SJP Status of pension
A lot can happen in a few years and it’s important to regularly review your retirement objectives, especially if you have changed jobs as you move through your career.
Your personal circumstances can also impact your future retirement plans, such as taking a career break, raising a family, buying or moving house, marriage or divorce, or changes to your health.
So, if you are looking for information on what you should be focusing on with your retirement plans, the following pages should help, or contact us to find a St. James’s Place adviser near you.
The value of a pension with St. James's Place will be directly linked to the performance of the funds you select and the value can therefore go down as well as up. You may get back less than you invested.
How to check if your pension is on track
Knowing where all your pensions are, and reviewing their performance means you’re well on the way to a secure and comfortable retirement. And it’s a very important part of retirement financial planning. Finding out if your pension is on track should be top of your financial to-do list, about ten years ahead of when you’re hoping to retire.
Why keep checking your pensions? Because life doesn’t stand still. Since you took out that pension or pensions, you may have changed jobs, had a career break to raise children, moved house, got divorced or remarried. All of which can impact your retirement income plans. After a lifetime of work, you don’t deserve to fall short of your ambitions. 
How do I check my pension?
To check how your pensions are doing, you need to check that you know where all of them are, and whether they’re Defined Contribution or Defined Benefit pensions. 
With an older pension, you might want to adjust the level of any contributions you’re still making if your salary has increased. 
You should receive an annual statement telling you how your pension – workplace or personal– is performing. If you already have a pension through SJP, you can ask your financial adviser at any time how your investment is doing, or use the SJP App to check in. This will also tell you your mix of funds and where you’re invested. 
If you’re saving through a workplace pension, then you may be contributing a percentage of your salary, which helps keep pace with salary earnings. If you decide to top up, check if your employer will pay in more too. 
If you’re self-employed and your cash flow fluctuates, you should check whether you’re on track or you’ve fallen behind and need to top up.
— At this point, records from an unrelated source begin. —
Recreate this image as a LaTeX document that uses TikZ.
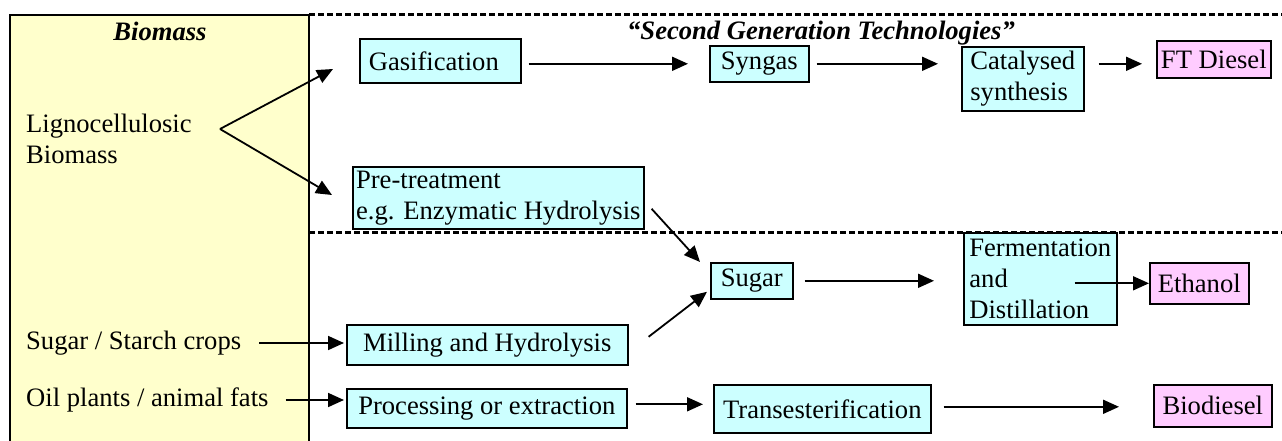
\documentclass[tikz,border=0pt]{standalone}
\usepackage{fontspec}
\setmainfont{Liberation Serif}
\usetikzlibrary{arrows.meta}
\definecolor{procfill}{HTML}{CCFFFF}
\definecolor{fuelfill}{HTML}{FFCCFF}
\definecolor{feedfill}{HTML}{FFFFCC}
\tikzset{stagebox/.style={draw,fill=procfill,line width=1.6pt,inner sep=0pt,anchor=north west,align=left},
         fuelbox/.style={stagebox,fill=fuelfill},
         flow/.style={line width=1.8pt,-{Triangle[length=16pt,width=14pt]}},
         divider/.style={line width=3pt,dash pattern=on 6pt off 3pt}}
\newcommand{\stage}[6][]{\node[stagebox,minimum width=#4pt,minimum height=#5pt,#1] at (#2) (#3) {#6}}

\begin{document}
\fontsize{26.6pt}{31pt}\selectfont
\begin{tikzpicture}[x=1pt,y=-1pt]
  \useasboundingbox (0,0) rectangle (1282,441);
  \fill[feedfill] (10,15) rectangle (309,441);
  \draw[line width=2pt] (10,441) |- (309,15) -- (309,441);
  \draw[divider] (309,15)  -- (1282,15);
  \draw[divider] (309,232) -- (1282,232);

  \node[anchor=base,font=\bfseries\itshape] (feedtitle) at (160,41) {Biomass};
  \node[anchor=base,font=\bfseries\itshape] (gentitle)  at (821,40) {“Second Generation Technologies”};

  \node[anchor=west,inner sep=0pt,align=left] (ligno) at (26,139) {Lignocellulosic\\Biomass};
  \node[anchor=west,inner sep=0pt] (crops) at (26,343) {Sugar / Starch crops};
  \node[anchor=west,inner sep=0pt] (oils)  at (26,400) {Oil plants / animal fats};

  \stage[text width=143pt]{359,38}{gas}{161}{44}{Gasification};
  \stage{709,45}{syn}{99}{36}{Syngas};
  \stage{961,46}{cat}{122}{64}{Catalysed\\synthesis};
  \stage[fuelbox]{1156,40}{ftd}{114}{37}{FT Diesel};
  \stage{352,166}{pre}{291}{62}{Pre-treatment\\e.g. Enzymatic Hydrolysis};
  \stage{710,262}{sug}{82}{36}{Sugar};
  \stage{963,232}{fer}{153}{92}{Fermentation\\and\\Distillation};
  \stage[fuelbox]{1149,262}{eth}{99}{41}{Ethanol};
  \stage{346,324}{mil}{281}{40}{Milling and Hydrolysis};
  \stage{346,388}{pro}{280}{39}{Processing or extraction};
  \stage{713,384}{tra}{217}{48}{Transesterification};
  \stage[fuelbox]{1153,384}{bio}{118}{42}{Biodiesel};

  \coordinate (fork)  at (220,129);
  \coordinate (gasin) at (333,69);
  \coordinate (prein) at (332,195);
  \draw[flow] (fork) -- (gasin);
  \draw[flow] (fork) -- (prein);

  \draw[flow] ([xshift=7pt]gas.east |- syn.west) -- ([xshift=-21pt]syn.west);
  \draw[flow] ([xshift=7pt]syn.east) -- ([xshift=-23pt]syn.east -| cat.west);
  \draw[flow] ([xshift=14pt]cat.east |- syn.east) -- ([xshift=-14pt]ftd.west |- syn.east);

  \draw[flow] ([shift={(7pt,-11pt)}]pre.east) -- ([xshift=-10pt]sug.north west);
  \draw[flow] ([shift={(20pt,8pt)}]mil.east) -- ([shift={(-3pt,-11pt)}]sug.west);
  \draw[flow] ([xshift=11pt]sug.east) -- ([xshift=-29pt]sug.east -| fer.west);
  \draw[flow] ([xshift=-43pt]fer.east |- eth.west) -- (eth.west);

  \draw[flow] ([xshift=18pt]crops.east) -- ([xshift=-2pt]crops.east -| mil.west);
  \draw[flow] ([xshift=17pt]oils.east) -- ([xshift=-2pt]oils.east -| pro.west);
  \draw[flow] ([shift={(8pt,4pt)}]pro.east) -- ([shift={(-10pt,4pt)}]pro.east -| tra.west);
  \draw[flow] ([shift={(12pt,2pt)}]tra.east) -- ([shift={(-34pt,2pt)}]tra.east -| bio.west);
\end{tikzpicture}
\end{document}
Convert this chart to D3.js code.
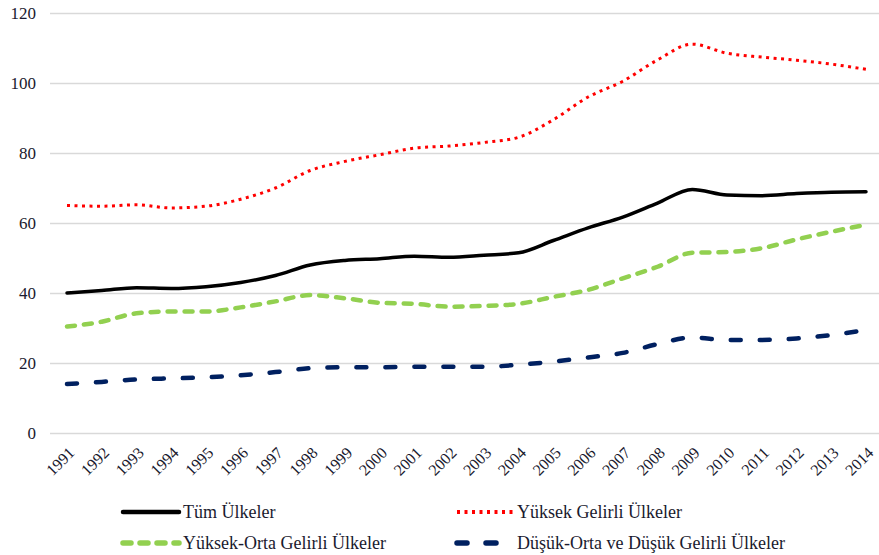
<html>
  <head>
    <script src="https://d3js.org/d3.v7.min.js"></script>
    <style>
      body { margin: 0; background: #fff; }
      svg text { font-family: "Times New Roman", Times, "Liberation Serif", Tinos, "DejaVu Serif", serif !important; fill: #1a1a2e; }
    </style>
  </head>
  <body>
<div id="chart"></div>
<script>
// years and series values
var years = d3.range(1991, 2015).map(String);
var yTicks = [0, 20, 40, 60, 80, 100, 120];

var tumUlkeler = [40, 40.7, 41.5, 41.3, 41.8, 43, 45, 48, 49.3, 49.8, 50.5, 50.2, 50.8, 51.5, 55, 58.6, 61.7, 65.7, 69.6, 68, 67.8, 68.4, 68.8, 68.9];
var yuksekGelirli = [65, 64.8, 65.2, 64.3, 64.8, 66.8, 70, 75, 77.6, 79.5, 81.4, 82, 83, 84.5, 89.5, 96, 100.5, 106.6, 111.1, 108.5, 107.4, 106.5, 105.4, 103.9];
var yuksekOrta = [30.4, 31.8, 34.2, 34.7, 34.7, 35.9, 37.6, 39.4, 38.5, 37.2, 36.9, 36.1, 36.3, 36.9, 38.9, 40.9, 44.2, 47.5, 51.5, 51.7, 52.8, 55.3, 57.5, 59.5];
var dusukOrta = [14, 14.6, 15.3, 15.6, 15.9, 16.5, 17.4, 18.5, 18.8, 18.8, 18.9, 18.9, 18.9, 19.5, 20.4, 21.6, 22.9, 25.4, 27.3, 26.6, 26.6, 27, 28, 29.4];

var seriesNames = ["Tüm Ülkeler", "Yüksek Gelirli Ülkeler", "Yüksek-Orta Gelirli Ülkeler", "Düşük-Orta ve Düşük Gelirli Ülkeler"];

var width = 879, height = 555;
var svg = d3.select("#chart").append("svg")
  .attr("width", width)
  .attr("height", height);

var x = d3.scalePoint()
  .domain(years)
  .range([67, 866]);

var y = d3.scaleLinear()
  .domain([0, 120])
  .range([433, 13]);

// gridlines + y labels
var yAxis = svg.append("g")
  .attr("transform", "translate(50,0)")
  .call(d3.axisLeft(y).tickValues(yTicks).tickSize(-(879 - 50)).tickPadding(14));
yAxis.attr("font-family", null);
yAxis.select(".domain").remove();
yAxis.selectAll("line").attr("stroke", "#d9d9d9").attr("stroke-width", 1.5);
yAxis.selectAll("text").style("font-size", "17px");

// x labels
var xAxis = svg.append("g")
  .attr("transform", "translate(0,433)")
  .call(d3.axisBottom(x).tickSize(0).tickPadding(0));
xAxis.attr("font-family", null);
xAxis.select(".domain").remove();
xAxis.selectAll("text")
  .attr("x", 0).attr("y", 0).attr("dy", "0.35em")
  .attr("text-anchor", "end")
  .attr("transform", "translate(4,17) rotate(-45)")
  .style("font-size", "16px");

// line styles
var styles = [
  {data: tumUlkeler, color: "#000000", width: 3.5, dash: null, cap: "round"},
  {data: yuksekGelirli, color: "#ff0000", width: 3, dash: "3,4.5", cap: "butt"},
  {data: yuksekOrta, color: "#92d050", width: 4.5, dash: "8,9", cap: "round"},
  {data: dusukOrta, color: "#002060", width: 4.5, dash: "10,19", cap: "round"}
];

var line = d3.line()
  .x(function(d, i) { return x(years[i]); })
  .y(function(d) { return y(d); })
  .curve(d3.curveMonotoneX);

styles.forEach(function(s) {
  svg.append("path")
    .datum(s.data)
    .attr("fill", "none")
    .attr("stroke", s.color)
    .attr("stroke-width", s.width)
    .attr("stroke-dasharray", s.dash)
    .attr("stroke-linecap", s.cap)
    .attr("d", line);
});

// legend
var legendPos = [[123, 512], [457, 512], [123, 543], [457, 543]];
styles.forEach(function(s, i) {
  var p = legendPos[i];
  svg.append("line")
    .attr("x1", p[0]).attr("x2", p[0] + 56)
    .attr("y1", p[1]).attr("y2", p[1])
    .attr("stroke", s.color)
    .attr("stroke-width", s.width + 1)
    .attr("stroke-dasharray", s.dash)
    .attr("stroke-linecap", s.cap);
  svg.append("text")
    .attr("x", p[0] + 60)
    .attr("y", p[1])
    .attr("dy", "0.35em")
    .style("font-size", "18px")
    .text(seriesNames[i]);
});
</script>
  </body>
</html>
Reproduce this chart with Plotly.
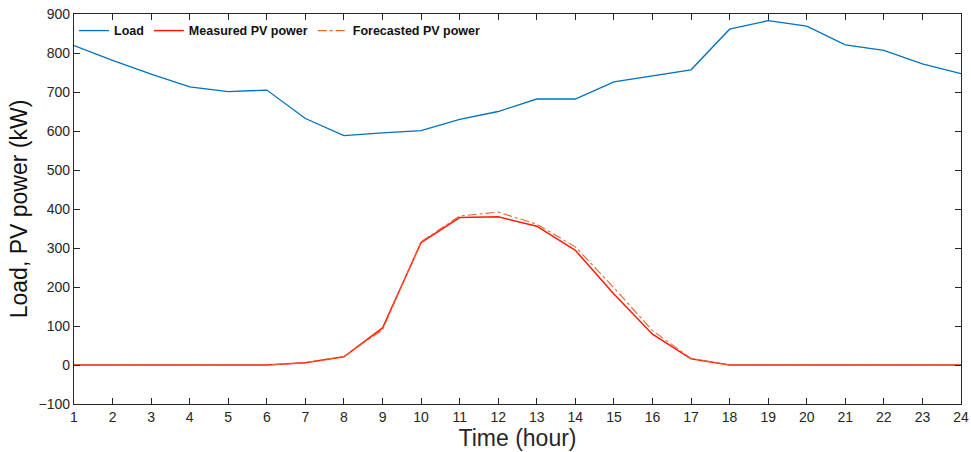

If you’re self-employed but haven’t got a pension yet, we can help you choose the best one for you.
How much do I need to save in my pension?
We estimate that by your 50s, you should have six to seven times your annual salary saved in your pension. The cost of a comfortable retirement is now estimated to be between £43,900 per year for an individual, or £60,600 for a two-person household, according to the Pensions and Lifetime Savings Association (PLSA)*. Reviewing your pensions regularly will tell you if you should top up if possible. 
Can I find a lost pension?
There may be as much as £31.1 billion sitting in unclaimed pension posts, according to the PLSA. If you’ve changed jobs a few times over your career, you may well have several lost or forgotten pensions. Those smaller, older pension pots could be larger than you think.
If you’re not sure whether you had a pension with a previous employer, or you can’t recall who your pensions were with, the Pension Tracing Service is a free service to help. Go to www.gov.uk/find-pension-contact-details to get started. You could get a pleasant surprise!
The government is currently proposing changes to the pensions legislation to make it easier for people to track down smaller pension pots, but you or your financial adviser can initiate a search yourself.
Will a career break affect my pension?
If you’re planning a career break, or you’ve taken one and are about to return to work, it’s prudent to see what effect that’s had on your pension. If you paused contributions during a break, you could consider topping back up and if possible ‘filling in any gaps’ in your NI contributions, both of which are easy to do if you can afford to.
If you’re about to go on parental leave, or a career break, it’s worth knowing that, in most cases, anyone can pay into your pension. You can still make contributions up to £3,600 gross and benefit from basic rate tax relief at 20%, even if you have no current earnings, or your earnings are below this figure.
Planning how, and when, you can make up any shortfall in your pension contributions is an important part of your long-term financial planning. Just give us a call and we’ll help you figure it out.
The value of an investment with St. James's Place will be directly linked to the performance of the funds you select and the value can therefore go down as well as up. You may get back less than you invested.
The levels and bases of taxation and reliefs from taxation can change at any time. The value of any tax relief depends on individual circumstances.
* Pensions and Lifetime Savings Association, Retirement Living Standards report developed in partnership with Loughborough University Research faculty 2024.
Your pension review list
- Do you know where all your pensions are?
 - Have you checked their performance in the last three years and discussed with your financial adviser?
 - Has your income risen since you started the pension and should you up any contributions?
 - Has your family or financial situation changed in the last three years?
 - Have you had any career breaks, or gaps in your NI contributions?